Many sources note Chaucer distancing himself from his readers: "His relative remoteness from this audience is registered in the absence of familiar banter. His admonitions to this audience have a tone of generality and seem to convey a certain unease about how his poetry might be received" (Social Chaucer, 69).
Time is a key thought that is pondered by many critics of Chaucer. Some mention that different aspects of time are played on in various tales. "...the Miller's tale is relentlessly temporaral. One episode succeeds another in time, from Nicholas' and Alisoun's first compact to the Saturday when John the Carpenter leaves town and the would-be lovers hatch their plot to the Sunday when Nicholas informs Jogn of the impending flood to the Monday night denouement" (Social Chaucer, 134)
Concrete language is often discussed as well: "The [Miller's] Tale abounds in concrete details (tubs, axes, ladders) and definitive actions (hard embraces, kisses rightly and wrongly directed, stealthy ascents and preciptous descents)" (Social Chaucer, 135)

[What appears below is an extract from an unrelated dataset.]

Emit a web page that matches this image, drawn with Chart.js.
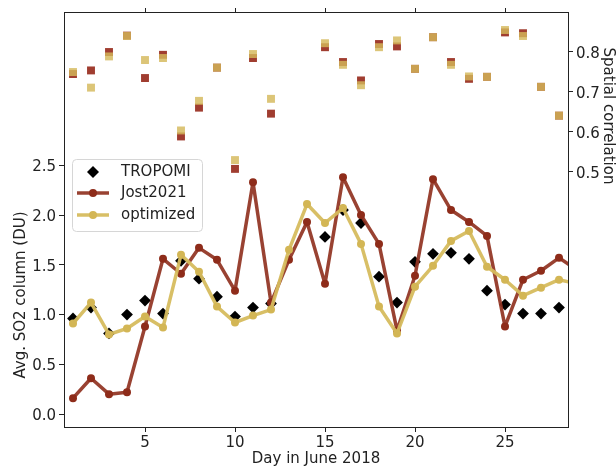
<!DOCTYPE html>
<html>
<head>
<meta charset="utf-8">
<script src="https://cdn.jsdelivr.net/npm/chart.js@4"></script>
<style>
  html, body { margin: 0; padding: 0; background: #fff; }
  #wrap { width: 616px; height: 466px; position: relative; }
</style>
</head>
<body>
<div id="wrap"><canvas id="chart"></canvas></div>
<script>
// ===== dados =====
const days = [1, 2, 3, 4, 5, 6, 7, 8, 9, 10, 11, 12, 13, 14, 15, 16, 17, 18, 19, 20, 21, 22, 23, 24, 25, 26, 27, 28, 29];

// SO2 medio (DU)
const tropomi   = [0.96, 1.07, 0.81, 1.00, 1.14, 1.01, 1.54, 1.36, 1.18, 0.98, 1.07, 1.11, null, null, 1.78, 2.05, 1.92, 1.38, 1.12, 1.53, 1.61, 1.62, 1.56, 1.24, 1.10, 1.01, 1.01, 1.07, null];
const jost2021  = [0.16, 0.36, 0.20, 0.22, 0.88, 1.56, 1.41, 1.67, 1.55, 1.24, 2.33, 1.12, 1.55, 1.93, 1.31, 2.38, 2.00, 1.71, 0.84, 1.39, 2.36, 2.05, 1.93, 1.79, 0.88, 1.35, 1.44, 1.57, 1.45];
const optimized = [0.91, 1.12, 0.80, 0.86, 0.98, 0.87, 1.60, 1.43, 1.08, 0.92, 0.99, 1.05, 1.65, 2.11, 1.92, 2.07, 1.71, 1.08, 0.81, 1.28, 1.49, 1.74, 1.84, 1.48, 1.35, 1.19, 1.27, 1.35, 1.31];

// correlacao espacial (eixo direito)
const corrJost = [0.744, 0.753, 0.799, 0.840, 0.734, 0.792, 0.588, 0.660, 0.760, 0.507, 0.784, 0.645, null, null, 0.811, 0.774, 0.728, 0.819, 0.813, 0.757, 0.836, 0.774, 0.732, 0.737, 0.848, 0.846, 0.712, 0.640, null];
const corrOpt  = [0.749, 0.710, 0.788, 0.839, 0.779, 0.784, 0.603, 0.677, 0.760, 0.529, 0.794, 0.682, null, null, 0.821, 0.767, 0.716, 0.811, 0.828, 0.757, 0.836, 0.767, 0.738, 0.737, 0.854, 0.839, 0.712, 0.640, null];

// ticks
const xTicks  = [5, 10, 15, 20, 25];
const yTicks  = [0.0, 0.5, 1.0, 1.5, 2.0, 2.5];
const y2Ticks = [0.5, 0.6, 0.7, 0.8];

const FONT = 'DejaVu Sans';
const INK = '#222';
const RED_LINE = 'rgba(145,52,34,0.93)';
const RED_PT = '#8e2c1a';
const YEL_LINE = 'rgba(214,188,94,0.95)';
const YEL_PT = '#d3b655';

const pts = arr => days.map((d, i) => ({ x: d, y: arr[i] }));
const setTicks = list => scale => { scale.ticks = list.map(v => ({ value: v })); };

// legenda dentro da area do grafico
const insideLegend = {
    id: 'insideLegend',
    afterDatasetsDraw(chart) {
        const ctx = chart.ctx;
        ctx.save();
        ctx.beginPath();
        ctx.roundRect(72.5, 159.5, 130, 72, 4);
        ctx.fillStyle = 'rgba(255,255,255,0.85)';
        ctx.fill();
        ctx.strokeStyle = '#d6d6d6';
        ctx.lineWidth = 1;
        ctx.stroke();

        // TROPOMI
        ctx.fillStyle = '#000';
        ctx.beginPath();
        ctx.moveTo(93, 166); ctx.lineTo(99, 172); ctx.lineTo(93, 178); ctx.lineTo(87, 172);
        ctx.closePath(); ctx.fill();

        // linhas
        [[193, RED_LINE, RED_PT], [215, YEL_LINE, YEL_PT]].forEach(([y, lc, pc]) => {
            ctx.strokeStyle = lc; ctx.lineWidth = 3.5;
            ctx.beginPath(); ctx.moveTo(77, y); ctx.lineTo(109, y); ctx.stroke();
            ctx.fillStyle = pc;
            ctx.beginPath(); ctx.arc(93, y, 4, 0, Math.PI * 2); ctx.fill();
        });

        ctx.fillStyle = INK;
        ctx.font = '15px "' + FONT + '"';
        ctx.textBaseline = 'middle';
        ctx.textAlign = 'left';
        ctx.fillText('TROPOMI', 121, 172);
        ctx.fillText('Jost2021', 121, 193);
        ctx.fillText('optimized', 121, 215);
        ctx.restore();
    }
};

// titulos dos eixos
const axisTitles = {
    id: 'axisTitles',
    afterDraw(chart) {
        const ctx = chart.ctx;
        ctx.save();
        ctx.fillStyle = INK;
        ctx.font = '15px "' + FONT + '"';
        ctx.textAlign = 'center';
        ctx.textBaseline = 'middle';
        ctx.fillText('Day in June 2018', 316, 459);

        ctx.translate(21, 295);
        ctx.rotate(-Math.PI / 2);
        ctx.fillText('Avg. SO2 column (DU)', 0, 0);
        ctx.restore();

        ctx.save();
        ctx.fillStyle = INK;
        ctx.font = '15px "' + FONT + '"';
        ctx.textAlign = 'center';
        ctx.textBaseline = 'middle';
        ctx.translate(608, 116);
        ctx.rotate(Math.PI / 2);
        ctx.fillText('Spatial correlation', 0, 0);
        ctx.restore();
    }
};

const tickFont = { family: FONT, size: 15 };
const axisBase = {
    border: { color: INK, width: 1 },
    grid: { drawOnChartArea: false, tickLength: 5, tickColor: INK, tickWidth: 1 },
    ticks: { font: tickFont, color: INK, padding: 2, maxRotation: 0, autoSkip: false }
};

new Chart(document.getElementById('chart'), {
    type: 'line',
    data: {
        datasets: [
            {
                label: 'corr Jost2021', data: pts(corrJost), yAxisID: 'y2', xAxisID: 'x',
                showLine: false, pointStyle: 'rect', pointRadius: 5.6,
                pointBackgroundColor: 'rgba(150,40,25,0.9)', pointBorderWidth: 0, order: 4
            },
            {
                label: 'corr optimized', data: pts(corrOpt), yAxisID: 'y2', xAxisID: 'x',
                showLine: false, pointStyle: 'rect', pointRadius: 5.6,
                pointBackgroundColor: 'rgba(212,184,90,0.82)', pointBorderWidth: 0, order: 3
            },
            {
                label: 'TROPOMI', data: pts(tropomi), yAxisID: 'y', xAxisID: 'x',
                showLine: false, pointStyle: 'rectRot', pointRadius: 5.9,
                pointBackgroundColor: '#000', pointBorderWidth: 0, order: 2
            },
            {
                label: 'Jost2021', data: pts(jost2021), yAxisID: 'y', xAxisID: 'x',
                borderColor: RED_LINE, borderWidth: 3.5, tension: 0,
                borderJoinStyle: 'round', borderCapStyle: 'round',
                pointRadius: 4, pointBackgroundColor: RED_PT, pointBorderColor: RED_PT, pointBorderWidth: 0,
                order: 1
            },
            {
                label: 'optimized', data: pts(optimized), yAxisID: 'y', xAxisID: 'x',
                borderColor: YEL_LINE, borderWidth: 3.5, tension: 0,
                borderJoinStyle: 'round', borderCapStyle: 'round',
                pointRadius: 4, pointBackgroundColor: YEL_PT, pointBorderColor: YEL_PT, pointBorderWidth: 0,
                order: 0
            }
        ]
    },
    options: {
        responsive: true,
        maintainAspectRatio: false,
        animation: false,
        events: [],
        layout: { padding: 0 },
        plugins: { legend: { display: false }, tooltip: { enabled: false } },
        scales: {
            x: Object.assign({}, axisBase, {
                type: 'linear', position: 'bottom', min: 0.5, max: 28.5,
                afterBuildTicks: setTicks(xTicks),
                afterFit: s => { s.height = 39; }
            }),
            xTop: {
                type: 'linear', position: 'top', min: 0.5, max: 28.5,
                border: { color: INK, width: 1 },
                grid: { drawOnChartArea: false, tickLength: 4, tickColor: INK },
                ticks: { display: false },
                afterBuildTicks: setTicks(xTicks),
                afterFit: s => { s.height = 12; }
            },
            y: Object.assign({}, axisBase, {
                type: 'linear', position: 'left', min: -0.13, max: 4.04,
                afterBuildTicks: setTicks(yTicks),
                ticks: Object.assign({}, axisBase.ticks, { padding: 3, labelOffset: 2, callback: v => v.toFixed(1) }),
                afterFit: s => { s.width = 64; }
            }),
            y2: Object.assign({}, axisBase, {
                type: 'linear', position: 'right', min: -0.138, max: 0.899,
                afterBuildTicks: setTicks(y2Ticks),
                ticks: Object.assign({}, axisBase.ticks, { padding: 3, labelOffset: 2, callback: v => v.toFixed(1) }),
                afterFit: s => { s.width = 48; }
            })
        }
    },
    plugins: [insideLegend, axisTitles]
});
</script>
</body>
</html>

"One could argue that Chaucer chose a miller as his initial agent of disruption... (Chaucer and the Subject of History, 254) "There is an undercurrent of violence and deception, as often in a fabliaux..." (Social Chaucer, 49).
Policical correctness is not just a concept of today: "There is a specifically political appropriateness to the fact that the Miller's Tale is a narrative staging of the vitality and resourcefeulness of the natural world. In part, these values are embodied in Alison, whose vernal beauty serves to elicit the male desire that motivates the Tale" (Chaucer and the Subject of History, 259)
Order, natural and arranged, is displayed rather apparantly: "The tale everwhere displays an apparantly flawless orderliness: not only does the apparantly random aimlessness of the plot reveal itself to be ordered by exquisite logic, but the unthinkable hedonism of the action leads to judgements of an impeccable nature" (Chaucer and the Subject of History, 259)
Biblical allusions, social authority, and the ethic of love are other commonly discussed themes in The Miller's Tale. Many a literary critic has extensively thought and written about Chaucer's Canterbury Tales, specifically The Miller's Tale.







Chaucer and the Subject of History, Lee Patterson. New York, New York: The University of Wisconsin Press, 1991.
Companion to Chaucer Studies, Beryl Rowland. New York, New York: Oxford University Press, 1979.
The Life of Geoffrey Chaucer, Derek Pearsall. Cambridge, Massachusetts: Blackwell Publishers, 1992.
Social Chaucer, Paul Strohm. Cambridge, Massachusetts: First Harvard University Press, 1989.